- [Recorded information]
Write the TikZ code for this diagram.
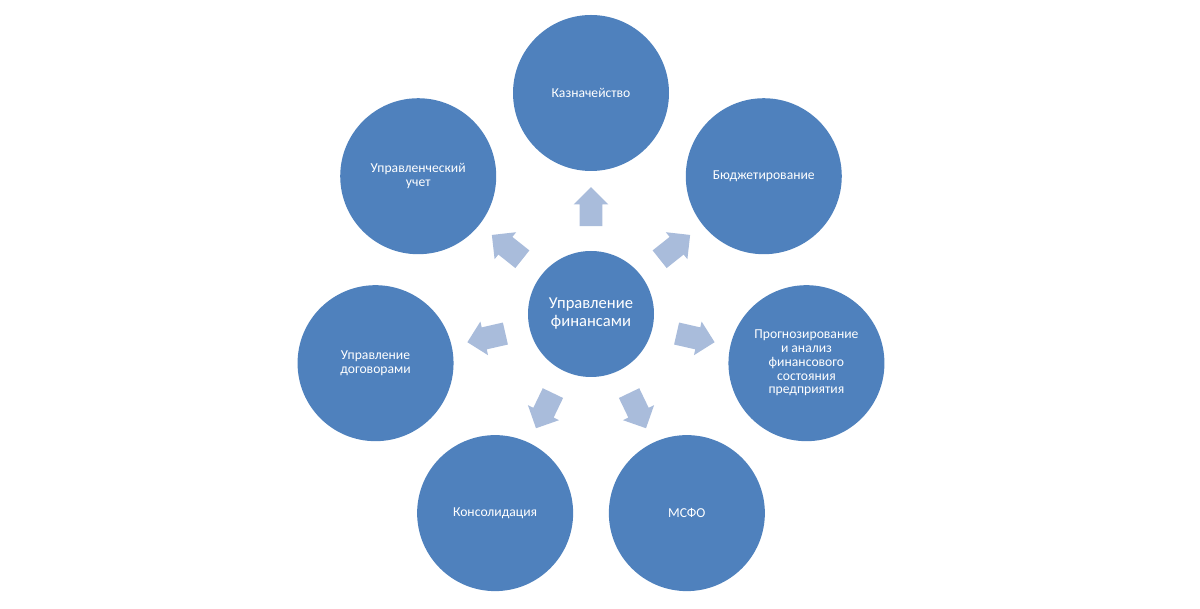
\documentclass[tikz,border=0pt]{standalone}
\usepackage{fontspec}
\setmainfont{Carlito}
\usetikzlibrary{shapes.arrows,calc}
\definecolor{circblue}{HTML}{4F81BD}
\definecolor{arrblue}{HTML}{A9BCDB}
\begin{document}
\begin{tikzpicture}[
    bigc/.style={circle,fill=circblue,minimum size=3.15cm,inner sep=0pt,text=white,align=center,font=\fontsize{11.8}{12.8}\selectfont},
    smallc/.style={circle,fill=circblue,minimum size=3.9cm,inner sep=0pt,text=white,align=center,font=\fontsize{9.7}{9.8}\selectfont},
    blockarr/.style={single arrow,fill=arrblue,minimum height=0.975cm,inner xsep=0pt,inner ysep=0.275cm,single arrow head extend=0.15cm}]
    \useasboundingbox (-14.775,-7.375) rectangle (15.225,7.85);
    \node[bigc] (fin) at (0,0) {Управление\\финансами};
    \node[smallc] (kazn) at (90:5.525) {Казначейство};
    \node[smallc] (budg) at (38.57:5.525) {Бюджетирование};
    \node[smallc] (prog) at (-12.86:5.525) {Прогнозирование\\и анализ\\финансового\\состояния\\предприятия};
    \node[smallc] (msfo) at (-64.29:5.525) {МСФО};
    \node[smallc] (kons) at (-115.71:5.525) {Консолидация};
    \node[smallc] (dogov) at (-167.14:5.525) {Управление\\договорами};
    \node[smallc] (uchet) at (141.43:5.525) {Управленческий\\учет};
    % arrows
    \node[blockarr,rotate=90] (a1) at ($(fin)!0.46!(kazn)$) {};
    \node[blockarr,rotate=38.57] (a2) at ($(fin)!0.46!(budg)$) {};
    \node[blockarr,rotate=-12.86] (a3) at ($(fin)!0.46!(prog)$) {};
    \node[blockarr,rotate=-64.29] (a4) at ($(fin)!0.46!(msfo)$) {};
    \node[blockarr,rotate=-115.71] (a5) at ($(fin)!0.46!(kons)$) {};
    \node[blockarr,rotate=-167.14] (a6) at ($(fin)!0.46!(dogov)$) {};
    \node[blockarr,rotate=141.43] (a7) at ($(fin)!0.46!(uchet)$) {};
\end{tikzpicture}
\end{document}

- [What you need to do]
Write the material out again exactly as it appears, dropping the pictures.

- [Answer to this exercise]
Write the TikZ code for this diagram.
\documentclass[tikz,border=0pt]{standalone}
\usepackage{fontspec}
\setmainfont{Carlito}
\usetikzlibrary{shapes.arrows,calc}
\definecolor{circblue}{HTML}{4F81BD}
\definecolor{arrblue}{HTML}{A9BCDB}
\begin{document}
\begin{tikzpicture}[
    bigc/.style={circle,fill=circblue,minimum size=3.15cm,inner sep=0pt,text=white,align=center,font=\fontsize{11.8}{12.8}\selectfont},
    smallc/.style={circle,fill=circblue,minimum size=3.9cm,inner sep=0pt,text=white,align=center,font=\fontsize{9.7}{9.8}\selectfont},
    blockarr/.style={single arrow,fill=arrblue,minimum height=0.975cm,inner xsep=0pt,inner ysep=0.275cm,single arrow head extend=0.15cm}]
    \useasboundingbox (-14.775,-7.375) rectangle (15.225,7.85);
    \node[bigc] (fin) at (0,0) {Управление\\финансами};
    \node[smallc] (kazn) at (90:5.525) {Казначейство};
    \node[smallc] (budg) at (38.57:5.525) {Бюджетирование};
    \node[smallc] (prog) at (-12.86:5.525) {Прогнозирование\\и анализ\\финансового\\состояния\\предприятия};
    \node[smallc] (msfo) at (-64.29:5.525) {МСФО};
    \node[smallc] (kons) at (-115.71:5.525) {Консолидация};
    \node[smallc] (dogov) at (-167.14:5.525) {Управление\\договорами};
    \node[smallc] (uchet) at (141.43:5.525) {Управленческий\\учет};
    % arrows
    \node[blockarr,rotate=90] (a1) at ($(fin)!0.46!(kazn)$) {};
    \node[blockarr,rotate=38.57] (a2) at ($(fin)!0.46!(budg)$) {};
    \node[blockarr,rotate=-12.86] (a3) at ($(fin)!0.46!(prog)$) {};
    \node[blockarr,rotate=-64.29] (a4) at ($(fin)!0.46!(msfo)$) {};
    \node[blockarr,rotate=-115.71] (a5) at ($(fin)!0.46!(kons)$) {};
    \node[blockarr,rotate=-167.14] (a6) at ($(fin)!0.46!(dogov)$) {};
    \node[blockarr,rotate=141.43] (a7) at ($(fin)!0.46!(uchet)$) {};
\end{tikzpicture}
\end{document}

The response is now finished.